What the exercise asks
Count the lines that hold the string "this". Reply with the number alone.

Records from a dataset
** Begin **

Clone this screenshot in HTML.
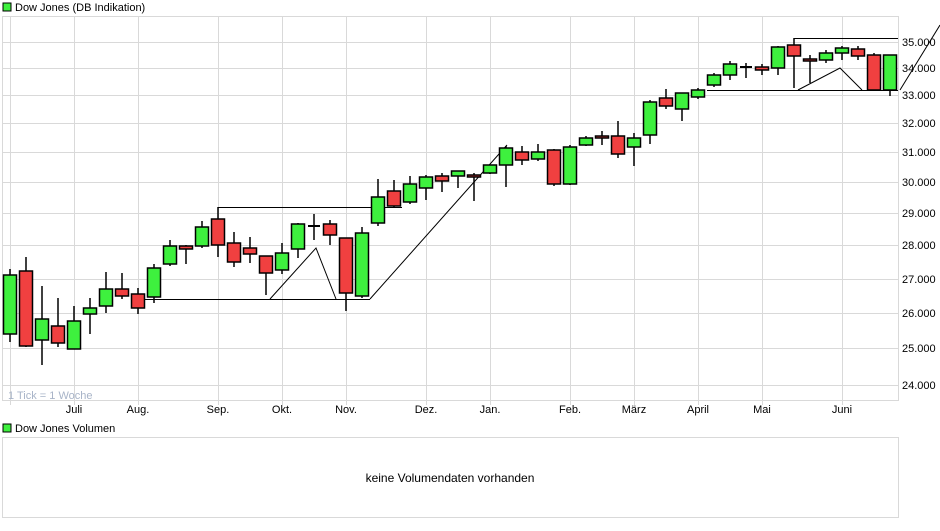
<!DOCTYPE html>
<html><head><meta charset="utf-8"><style>
body{margin:0;background:#fff;width:940px;height:526px;overflow:hidden;font-family:"Liberation Sans",sans-serif}
</style></head><body>
<svg width="940" height="526" xmlns="http://www.w3.org/2000/svg" font-family="Liberation Sans, sans-serif" font-size="11">
<rect x="3" y="3" width="8" height="8" fill="#3ef03e" stroke="#000" stroke-width="1"/>
<text x="15" y="11" fill="#000">Dow Jones (DB Indikation)</text>
<g stroke="#d9d9d9" stroke-width="1" fill="none">
<rect x="2.5" y="16.5" width="896" height="384"/>
<path d="M3 42.5H898M3 68.5H898M3 95.5H898M3 123.5H898M3 152.5H898M3 182.5H898M3 213.5H898M3 245.5H898M3 279.5H898M3 313.5H898M3 348.5H898M3 385.5H898"/>
<path d="M10.5 16V405M74.5 16V405M138.5 16V405M218.5 16V405M282.5 16V405M346.5 16V405M426.5 16V405M490.5 16V405M570.5 16V405M634.5 16V405M698.5 16V405M762.5 16V405M842.5 16V405"/>
</g>
<g fill="#000" text-anchor="middle">
<text x="74" y="413">Juli</text><text x="138" y="413">Aug.</text><text x="218" y="413">Sep.</text><text x="282" y="413">Okt.</text><text x="346" y="413">Nov.</text><text x="426" y="413">Dez.</text><text x="490" y="413">Jan.</text><text x="570" y="413">Feb.</text><text x="634" y="413">März</text><text x="698" y="413">April</text><text x="762" y="413">Mai</text><text x="842" y="413">Juni</text>
</g>
<g fill="#000">
<text x="902" y="46">35.000</text><text x="902" y="72">34.000</text><text x="902" y="99">33.000</text><text x="902" y="127">32.000</text><text x="902" y="156">31.000</text><text x="902" y="186">30.000</text><text x="902" y="217">29.000</text><text x="902" y="249">28.000</text><text x="902" y="283">27.000</text><text x="902" y="317">26.000</text><text x="902" y="352">25.000</text><text x="902" y="389">24.000</text>
</g>
<text x="8" y="399" fill="#a8b4c8">1 Tick = 1 Woche</text>
<g stroke="#000" stroke-width="1" fill="none">
<path d="M218 207.5H402M145 299.5H370M270 299L316 248L336 299M370 299L507 145M794 38.5H898M707 90.5H898M798 90L840 68L862 90M900 90L940 25"/>
</g>
<g id="c" stroke="#000" stroke-width="1.5"></g>
<rect x="2.5" y="437.5" width="896" height="80" fill="none" stroke="#d9d9d9"/>
<rect x="3" y="424" width="8" height="8" fill="#3ef03e" stroke="#000" stroke-width="1"/>
<text x="15" y="432" fill="#000">Dow Jones Volumen</text>
<text x="450" y="482" text-anchor="middle" font-size="12" fill="#000">keine Volumendaten vorhanden</text>
</svg>
<script>
var d=[
['g',275,334,269,342],['r',271,346,257,347],['g',319,340,286,365],['r',326,343,298,347],['g',321,349,306,349],
['g',308,314,298,334],['g',289,306,272,313],['r',289,296,273,299],['r',294,308,288,314],['g',268,297,264,303],
['g',246,264,240,266],['r',246,249,245,264],['g',227,246,221,248],['r',219,245,207,257],['r',243,262,232,267],
['r',248,254,237,263],['r',256,273,256,295],['g',253,270,243,274],['g',224,249,223,258],['d',226,226,214,240],
['r',224,235,220,245],['r',238,293,238,311],['g',233,296,227,298],['g',197,223,179,226],['r',191,206,180,207],
['g',184,202,176,204],['g',177,188,175,200],['r',176,181,173,192],['g',171,176,171,188],['r',175,177,173,201],
['g',165,173,165,174],['g',148,165,146,187],['r',152,160,146,165],['g',152,159,144,161],['r',150,184,149,186],
['g',147,184,145,185],['g',138,145,136,146],['r',136,138,131,145],['r',136,154,121,158],['g',138,147,133,166],
['g',102,135,100,144],['r',98,106,89,109],['g',93,109,93,121],['g',90,97,88,99],['g',75,85,73,87],
['g',64,75,61,80],['d',67,67,63,78],['r',67,70,64,75],['g',47,68,46,75],['r',45,56,38,88],
['r',59,61,55,83],['g',53,60,50,63],['g',48,53,46,60],['r',49,56,46,60],['r',55,90,53,90],['g',55,90,55,96]];
var s='';
d.forEach(function(c,i){var x=10+16*i;
s+='<line x1="'+x+'" x2="'+x+'" y1="'+c[3]+'" y2="'+c[4]+'"/>';
if(c[0]=='d'){s+='<line x1="'+(x-6)+'" x2="'+(x+6)+'" y1="'+c[1]+'" y2="'+c[1]+'" stroke-width="2"/>';}
else{var h=Math.max(c[2]-c[1],2);s+='<rect x="'+(x-6.5)+'" y="'+c[1]+'" width="13" height="'+h+'" fill="'+(c[0]=='g'?'#3ef03e':'#f04040')+'"/>';}
});
document.getElementById('c').innerHTML=s;
</script>
</body></html>
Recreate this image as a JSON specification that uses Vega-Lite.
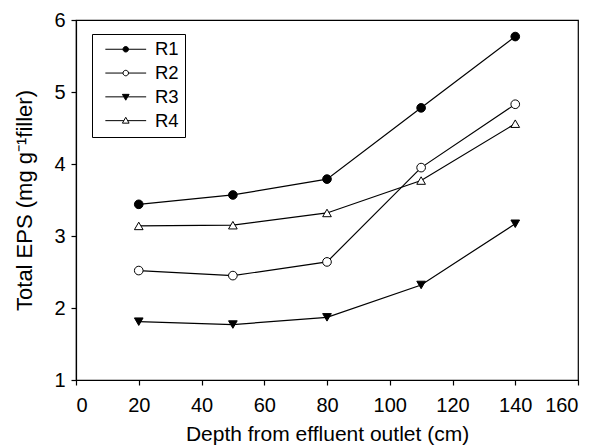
{
  "$schema": "https://vega.github.io/schema/vega-lite/v6.json",
  "autosize": "none",
  "width": 502,
  "height": 360,
  "padding": {"left": 76, "top": 20, "right": 19, "bottom": 68},
  "background": "white",
  "config": {
    "font": "Liberation Sans",
    "view": {"stroke": "black", "strokeWidth": 1.2},
    "axis": {
      "labelFont": "Liberation Sans", "labelFontSize": 20, "labelColor": "black",
      "titleFont": "Liberation Sans", "titleFontSize": 21, "titleFontWeight": "normal", "titleColor": "black",
      "domainColor": "black", "tickColor": "black", "tickSize": 5, "grid": false, "domainWidth": 1.2, "tickWidth": 1.2
    },
    "legend": {"labelFont": "Liberation Sans", "labelFontSize": 18.5, "labelColor": "black"}
  },
  "data": {"values": [
    {"depth": 20, "eps": 3.44, "series": "R1"},
    {"depth": 50, "eps": 3.57, "series": "R1"},
    {"depth": 80, "eps": 3.79, "series": "R1"},
    {"depth": 110, "eps": 4.78, "series": "R1"},
    {"depth": 140, "eps": 5.77, "series": "R1"},
    {"depth": 20, "eps": 2.52, "series": "R2"},
    {"depth": 50, "eps": 2.45, "series": "R2"},
    {"depth": 80, "eps": 2.64, "series": "R2"},
    {"depth": 110, "eps": 3.95, "series": "R2"},
    {"depth": 140, "eps": 4.83, "series": "R2"},
    {"depth": 20, "eps": 1.81, "series": "R3"},
    {"depth": 50, "eps": 1.77, "series": "R3"},
    {"depth": 80, "eps": 1.87, "series": "R3"},
    {"depth": 110, "eps": 2.32, "series": "R3"},
    {"depth": 140, "eps": 3.17, "series": "R3"},
    {"depth": 20, "eps": 3.14, "series": "R4"},
    {"depth": 50, "eps": 3.15, "series": "R4"},
    {"depth": 80, "eps": 3.32, "series": "R4"},
    {"depth": 110, "eps": 3.77, "series": "R4"},
    {"depth": 140, "eps": 4.56, "series": "R4"}
  ]},
  "encoding": {
    "x": {"field": "depth", "type": "quantitative", "scale": {"domain": [0, 160], "nice": false},
      "axis": {"values": [0, 20, 40, 60, 80, 100, 120, 140, 160], "title": "Depth from effluent outlet (cm)", "labelPadding": 10, "titlePadding": 8}},
    "y": {"field": "eps", "type": "quantitative", "scale": {"domain": [1, 6], "nice": false, "zero": false},
      "axis": {"values": [1, 2, 3, 4, 5, 6], "title": "Total EPS (mg g⁻¹filler)", "labelPadding": 6, "titlePadding": 17, "titleFontSize": 22}}
  },
  "layer": [
    {
      "mark": {"type": "line", "color": "black", "strokeWidth": 1.2},
      "encoding": {"detail": {"field": "series"}}
    },
    {
      "mark": {"type": "point", "filled": true, "stroke": "black", "strokeWidth": 1, "size": 75, "opacity": 1},
      "encoding": {
        "shape": {"field": "series", "type": "nominal",
          "scale": {"domain": ["R1", "R2", "R3", "R4"], "range": ["circle", "circle", "triangle-down", "triangle-up"]}, "legend": null},
        "fill": {"field": "series", "type": "nominal",
          "scale": {"domain": ["R1", "R2", "R3", "R4"], "range": ["black", "white", "black", "white"]}, "legend": null}
      }
    },
    {
      "transform": [{"filter": "datum.depth < 0"}],
      "mark": {"type": "point", "filled": true, "stroke": "black", "strokeWidth": 1, "size": 144, "opacity": 1},
      "encoding": {
        "shape": {"field": "series", "type": "nominal",
          "scale": {"domain": ["R1", "R2", "R3", "R4"], "range": [
            "M-4.08,0H-0.5M0.5,0H4.08M-0.55,0A0.55,0.55,0,1,0,0.55,0A0.55,0.55,0,1,0,-0.55,0Z",
            "M-4.08,0H-0.55M0.55,0H4.08M-0.55,0A0.55,0.55,0,1,0,0.55,0A0.55,0.55,0,1,0,-0.55,0Z",
            "M-4.08,0H-0.38M0.38,0H4.08M-0.67,-0.5L0.67,-0.5L0,0.67Z",
            "M-4.08,0H-0.38M0.38,0H4.08M-0.67,0.5L0.67,0.5L0,-0.67Z"
          ]},
          "legend": {"title": null, "orient": "none", "legendX": 16, "legendY": 14, "strokeColor": "black", "padding": 6,
            "symbolOffset": 18.5, "labelOffset": 20, "rowPadding": 4.8, "symbolStrokeWidth": 1}},
        "fill": {"field": "series", "type": "nominal",
          "scale": {"domain": ["R1", "R2", "R3", "R4"], "range": ["black", "white", "black", "white"]},
          "legend": {"title": null, "orient": "none", "legendX": 16, "legendY": 14, "strokeColor": "black", "padding": 6,
            "symbolOffset": 18.5, "labelOffset": 20, "rowPadding": 4.8, "symbolStrokeWidth": 1}}
      }
    }
  ],
  "resolve": {"scale": {"shape": "independent", "fill": "independent"}, "legend": {"shape": "independent", "fill": "independent"}}
}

** End **

Worked solution
2